Growing Up With Brothers

In the eternal brotherly struggle, no one is the innocent. 

April 22, 2020
David, Lin and John

Dear Lin, As the youngest in a family of 3 boys, how can I tell the difference between which of my brothers is the nice one and which one is evil?


Before brothers are sorted into good and evil, they are companions. They are thrown together like vipers in a sand pit. Companions, rivals, foes, wardens, prisoners. There are bunk beds and and a room to share. There are pizza slices to split up and baseball cards to fight over. There is the back seat of the car where the mind games begin and end. In the eternal brotherly struggle, no one is the innocent. 

Is it in our nature to claim a brother as a friend?

Why do all the stories of brotherhood paint such a dark if sometimes Technicolor dreamcoat of sibling rivalry?

Think of all those bands of brothers. From the Kinks to Oasis. The common discourse has been fistfights.

Remember that in the Bible, there wasn’t enough room in the entire world for just two brothers. 

What kind of twisted sick tradition is that? The tradition where your mom asks you “What’s wrong?”

God told Rebekkah that her twin sons Jacob and Esau were not waiting for childbirth to bring them eyeball to eyeball. They started wailing on each other in the womb.

And what happened to Jacob’s son Joseph? His brothers threw him in a hole and sold him into slavery.

This is the kind of story that has repeated itself through history.

Tales of deceit and betrayal.

There is no tension like the tension between brothers.

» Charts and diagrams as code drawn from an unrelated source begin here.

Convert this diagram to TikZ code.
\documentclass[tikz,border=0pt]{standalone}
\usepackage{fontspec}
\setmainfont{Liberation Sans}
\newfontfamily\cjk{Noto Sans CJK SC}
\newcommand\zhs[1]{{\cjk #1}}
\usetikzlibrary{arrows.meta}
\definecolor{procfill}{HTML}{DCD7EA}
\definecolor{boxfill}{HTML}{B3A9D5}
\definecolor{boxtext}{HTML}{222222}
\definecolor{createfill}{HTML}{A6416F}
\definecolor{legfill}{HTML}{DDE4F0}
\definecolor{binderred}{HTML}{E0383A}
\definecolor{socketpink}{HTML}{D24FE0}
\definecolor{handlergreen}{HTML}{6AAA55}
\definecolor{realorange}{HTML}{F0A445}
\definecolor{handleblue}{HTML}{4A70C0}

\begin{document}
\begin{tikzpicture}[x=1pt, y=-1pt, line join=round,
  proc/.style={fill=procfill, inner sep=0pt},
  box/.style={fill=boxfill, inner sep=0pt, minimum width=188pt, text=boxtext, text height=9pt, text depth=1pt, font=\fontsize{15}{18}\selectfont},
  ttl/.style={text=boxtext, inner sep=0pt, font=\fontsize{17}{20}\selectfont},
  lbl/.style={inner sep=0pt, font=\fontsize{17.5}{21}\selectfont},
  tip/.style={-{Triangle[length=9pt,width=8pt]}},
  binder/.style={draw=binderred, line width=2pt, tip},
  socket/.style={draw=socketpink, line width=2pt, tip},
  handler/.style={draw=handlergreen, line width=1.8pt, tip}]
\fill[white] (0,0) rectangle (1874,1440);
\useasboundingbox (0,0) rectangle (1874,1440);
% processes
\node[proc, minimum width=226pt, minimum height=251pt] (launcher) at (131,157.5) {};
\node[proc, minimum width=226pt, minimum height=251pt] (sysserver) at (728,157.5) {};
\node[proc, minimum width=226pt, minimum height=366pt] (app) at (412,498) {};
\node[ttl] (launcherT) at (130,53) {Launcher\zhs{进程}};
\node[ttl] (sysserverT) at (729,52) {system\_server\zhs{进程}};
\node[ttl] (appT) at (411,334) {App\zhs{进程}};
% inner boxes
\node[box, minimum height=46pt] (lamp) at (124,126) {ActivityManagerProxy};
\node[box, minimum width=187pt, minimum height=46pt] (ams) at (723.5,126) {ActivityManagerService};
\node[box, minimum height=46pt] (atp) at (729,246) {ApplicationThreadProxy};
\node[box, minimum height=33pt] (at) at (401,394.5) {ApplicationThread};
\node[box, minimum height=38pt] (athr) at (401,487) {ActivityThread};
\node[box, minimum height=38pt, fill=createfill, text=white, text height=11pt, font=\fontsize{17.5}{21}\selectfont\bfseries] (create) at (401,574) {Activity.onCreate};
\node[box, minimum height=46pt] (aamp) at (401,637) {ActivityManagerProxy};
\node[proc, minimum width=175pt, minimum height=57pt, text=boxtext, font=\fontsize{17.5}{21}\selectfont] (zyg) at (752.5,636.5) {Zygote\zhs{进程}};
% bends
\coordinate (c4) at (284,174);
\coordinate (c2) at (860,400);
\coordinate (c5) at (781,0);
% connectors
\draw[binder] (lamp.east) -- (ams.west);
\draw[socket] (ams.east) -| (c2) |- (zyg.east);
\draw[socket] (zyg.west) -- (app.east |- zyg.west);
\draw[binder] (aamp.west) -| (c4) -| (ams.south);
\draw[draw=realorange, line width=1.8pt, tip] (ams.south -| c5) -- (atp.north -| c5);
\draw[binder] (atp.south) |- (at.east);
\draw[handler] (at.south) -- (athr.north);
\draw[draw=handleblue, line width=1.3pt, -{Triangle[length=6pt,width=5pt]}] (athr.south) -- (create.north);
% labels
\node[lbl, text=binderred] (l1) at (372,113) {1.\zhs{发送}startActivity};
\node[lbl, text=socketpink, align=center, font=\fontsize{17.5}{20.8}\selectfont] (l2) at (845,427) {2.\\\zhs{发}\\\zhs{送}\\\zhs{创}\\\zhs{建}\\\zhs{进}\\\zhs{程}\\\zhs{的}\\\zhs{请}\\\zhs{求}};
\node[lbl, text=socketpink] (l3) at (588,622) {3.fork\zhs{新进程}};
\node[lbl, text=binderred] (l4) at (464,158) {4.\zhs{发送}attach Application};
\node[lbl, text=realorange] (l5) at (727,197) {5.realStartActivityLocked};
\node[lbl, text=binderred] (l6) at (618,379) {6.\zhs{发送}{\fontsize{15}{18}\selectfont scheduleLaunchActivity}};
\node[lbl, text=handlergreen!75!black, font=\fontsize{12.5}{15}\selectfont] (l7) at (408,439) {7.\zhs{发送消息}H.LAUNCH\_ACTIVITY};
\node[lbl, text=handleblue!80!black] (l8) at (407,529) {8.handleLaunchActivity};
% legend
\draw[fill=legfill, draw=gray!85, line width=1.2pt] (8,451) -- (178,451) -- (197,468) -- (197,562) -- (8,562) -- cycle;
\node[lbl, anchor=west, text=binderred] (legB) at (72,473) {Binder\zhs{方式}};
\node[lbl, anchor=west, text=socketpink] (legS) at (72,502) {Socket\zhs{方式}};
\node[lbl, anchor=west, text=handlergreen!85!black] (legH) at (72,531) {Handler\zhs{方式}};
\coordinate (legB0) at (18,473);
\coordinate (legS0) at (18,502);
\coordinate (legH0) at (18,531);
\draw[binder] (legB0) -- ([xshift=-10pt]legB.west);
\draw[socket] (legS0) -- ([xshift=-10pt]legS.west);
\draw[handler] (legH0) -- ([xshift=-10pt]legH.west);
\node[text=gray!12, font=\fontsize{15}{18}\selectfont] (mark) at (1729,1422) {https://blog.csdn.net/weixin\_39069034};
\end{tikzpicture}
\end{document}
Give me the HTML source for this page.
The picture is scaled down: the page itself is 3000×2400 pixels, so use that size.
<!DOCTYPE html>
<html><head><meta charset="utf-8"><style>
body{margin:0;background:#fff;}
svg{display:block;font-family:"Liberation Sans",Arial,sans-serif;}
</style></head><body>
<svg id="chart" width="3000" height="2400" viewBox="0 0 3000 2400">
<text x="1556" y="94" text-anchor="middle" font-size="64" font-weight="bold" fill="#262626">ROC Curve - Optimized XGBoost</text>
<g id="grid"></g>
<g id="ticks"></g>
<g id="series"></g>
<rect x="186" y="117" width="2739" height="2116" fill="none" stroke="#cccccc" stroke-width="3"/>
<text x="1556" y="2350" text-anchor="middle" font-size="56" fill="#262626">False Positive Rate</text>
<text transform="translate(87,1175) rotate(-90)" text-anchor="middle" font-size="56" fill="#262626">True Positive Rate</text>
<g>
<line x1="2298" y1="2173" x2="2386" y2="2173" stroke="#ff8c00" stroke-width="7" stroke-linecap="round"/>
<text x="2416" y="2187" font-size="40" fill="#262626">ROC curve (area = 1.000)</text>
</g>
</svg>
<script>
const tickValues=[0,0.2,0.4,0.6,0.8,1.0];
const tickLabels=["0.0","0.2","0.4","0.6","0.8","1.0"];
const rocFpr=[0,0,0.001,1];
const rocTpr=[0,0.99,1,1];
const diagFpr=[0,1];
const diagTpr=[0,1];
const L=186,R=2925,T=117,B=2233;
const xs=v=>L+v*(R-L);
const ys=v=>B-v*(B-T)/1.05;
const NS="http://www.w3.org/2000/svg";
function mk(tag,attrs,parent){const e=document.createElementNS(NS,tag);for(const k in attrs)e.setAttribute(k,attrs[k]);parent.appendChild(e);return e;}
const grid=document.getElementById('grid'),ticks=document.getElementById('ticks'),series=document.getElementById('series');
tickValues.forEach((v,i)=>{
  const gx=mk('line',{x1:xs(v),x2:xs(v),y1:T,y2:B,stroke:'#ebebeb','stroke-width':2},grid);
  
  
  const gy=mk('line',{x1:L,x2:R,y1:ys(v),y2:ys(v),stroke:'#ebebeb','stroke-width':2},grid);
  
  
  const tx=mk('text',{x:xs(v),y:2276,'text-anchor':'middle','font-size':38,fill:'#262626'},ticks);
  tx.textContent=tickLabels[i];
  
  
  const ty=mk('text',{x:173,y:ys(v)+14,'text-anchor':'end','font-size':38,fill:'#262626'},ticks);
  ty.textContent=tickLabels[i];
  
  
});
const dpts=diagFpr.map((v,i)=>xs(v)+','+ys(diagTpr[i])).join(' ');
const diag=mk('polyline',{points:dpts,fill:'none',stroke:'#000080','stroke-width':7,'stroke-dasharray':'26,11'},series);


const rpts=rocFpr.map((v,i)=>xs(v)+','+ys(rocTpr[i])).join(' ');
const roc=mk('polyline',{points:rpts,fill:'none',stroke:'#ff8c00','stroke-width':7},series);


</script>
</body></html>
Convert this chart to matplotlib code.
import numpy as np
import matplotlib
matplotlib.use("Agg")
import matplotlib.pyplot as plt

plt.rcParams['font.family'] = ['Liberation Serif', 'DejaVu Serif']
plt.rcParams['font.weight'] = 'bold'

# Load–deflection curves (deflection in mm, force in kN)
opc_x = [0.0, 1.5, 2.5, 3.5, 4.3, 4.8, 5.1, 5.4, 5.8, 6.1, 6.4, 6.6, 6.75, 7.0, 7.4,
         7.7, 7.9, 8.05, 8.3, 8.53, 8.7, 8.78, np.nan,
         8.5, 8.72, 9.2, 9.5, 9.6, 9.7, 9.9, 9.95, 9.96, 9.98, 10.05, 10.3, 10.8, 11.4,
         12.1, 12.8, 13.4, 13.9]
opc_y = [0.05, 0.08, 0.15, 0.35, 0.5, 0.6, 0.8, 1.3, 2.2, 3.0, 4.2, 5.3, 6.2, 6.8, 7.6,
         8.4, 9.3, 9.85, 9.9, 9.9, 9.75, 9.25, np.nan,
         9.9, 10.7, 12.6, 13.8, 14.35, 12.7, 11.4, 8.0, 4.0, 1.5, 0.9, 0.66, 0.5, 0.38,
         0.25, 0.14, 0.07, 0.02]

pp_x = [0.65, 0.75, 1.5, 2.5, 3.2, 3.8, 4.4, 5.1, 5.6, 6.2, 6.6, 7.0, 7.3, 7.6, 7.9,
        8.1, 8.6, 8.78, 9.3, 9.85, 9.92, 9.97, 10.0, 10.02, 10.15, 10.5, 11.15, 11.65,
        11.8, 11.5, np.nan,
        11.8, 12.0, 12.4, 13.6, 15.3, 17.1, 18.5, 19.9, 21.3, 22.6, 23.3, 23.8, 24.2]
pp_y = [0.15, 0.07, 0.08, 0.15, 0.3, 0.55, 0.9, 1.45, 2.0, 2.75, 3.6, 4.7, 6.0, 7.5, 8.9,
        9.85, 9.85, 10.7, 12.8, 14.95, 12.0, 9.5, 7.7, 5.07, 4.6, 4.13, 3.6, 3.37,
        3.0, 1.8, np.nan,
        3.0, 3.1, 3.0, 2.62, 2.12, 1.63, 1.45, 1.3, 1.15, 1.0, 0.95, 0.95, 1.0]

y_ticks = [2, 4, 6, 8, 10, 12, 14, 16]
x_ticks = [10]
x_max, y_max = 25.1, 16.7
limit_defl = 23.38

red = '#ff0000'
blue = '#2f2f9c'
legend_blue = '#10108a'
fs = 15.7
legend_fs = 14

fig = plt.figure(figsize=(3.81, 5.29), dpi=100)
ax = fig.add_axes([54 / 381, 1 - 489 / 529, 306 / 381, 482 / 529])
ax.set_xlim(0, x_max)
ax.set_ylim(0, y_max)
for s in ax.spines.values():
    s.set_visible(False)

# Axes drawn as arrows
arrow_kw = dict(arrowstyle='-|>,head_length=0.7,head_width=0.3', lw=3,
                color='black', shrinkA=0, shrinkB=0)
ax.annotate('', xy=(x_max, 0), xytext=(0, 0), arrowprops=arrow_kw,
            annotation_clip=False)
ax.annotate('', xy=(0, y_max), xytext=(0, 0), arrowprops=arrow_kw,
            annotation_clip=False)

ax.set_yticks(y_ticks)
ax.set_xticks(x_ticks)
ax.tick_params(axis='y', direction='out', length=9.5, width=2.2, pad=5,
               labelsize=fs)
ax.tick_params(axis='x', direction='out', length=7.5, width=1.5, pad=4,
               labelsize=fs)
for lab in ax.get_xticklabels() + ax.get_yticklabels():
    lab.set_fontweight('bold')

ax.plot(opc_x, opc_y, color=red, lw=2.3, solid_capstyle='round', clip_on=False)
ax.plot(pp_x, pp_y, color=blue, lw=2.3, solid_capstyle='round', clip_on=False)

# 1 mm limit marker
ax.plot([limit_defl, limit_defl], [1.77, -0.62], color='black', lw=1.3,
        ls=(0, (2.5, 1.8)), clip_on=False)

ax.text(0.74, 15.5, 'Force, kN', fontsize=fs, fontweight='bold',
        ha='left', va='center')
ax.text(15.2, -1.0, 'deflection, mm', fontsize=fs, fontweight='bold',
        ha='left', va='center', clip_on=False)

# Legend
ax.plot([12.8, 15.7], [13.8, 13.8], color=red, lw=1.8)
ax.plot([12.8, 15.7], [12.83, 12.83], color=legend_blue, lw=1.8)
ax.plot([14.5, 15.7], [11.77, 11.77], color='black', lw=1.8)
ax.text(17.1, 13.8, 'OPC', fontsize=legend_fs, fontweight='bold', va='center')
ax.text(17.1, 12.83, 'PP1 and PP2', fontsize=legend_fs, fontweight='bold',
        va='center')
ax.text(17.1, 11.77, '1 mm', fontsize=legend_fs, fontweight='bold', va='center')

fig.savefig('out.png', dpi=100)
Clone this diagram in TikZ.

I’ve known brothers who cannot play in the same touch football game. To this day certain games I played with my brothers when we were kids are off limits now.  And if a stopwatch comes out during a family reunion round of charades, the brothers makes sure it ends badly.

“Really, the quotation you want me to act out is the first line of Dante’s Inferno in italiano?”

The stage was lit when my nice brother John age 3 turned to my evil brother and said,

“David, you are a idiot.”

Alliances were formed and broken.

But intervene in any brotherly conflict and brothers will circle the wagon. Because you don’t treat my brother like that. Only I treat my brother like that.

It takes time to mend the fabric of fraternity. 

For some the stitching doesn’t hold.

A time will come when your dad is gone and your mom has no memories and you will realize all you have left are your brothers. Whatever good and evil has colored your narrative, your brothers are the only ones who understand the importance of place.

They are the pieces of that puzzle we never finish. As jagged as those pieces have become, we know those are still the pieces that fit together.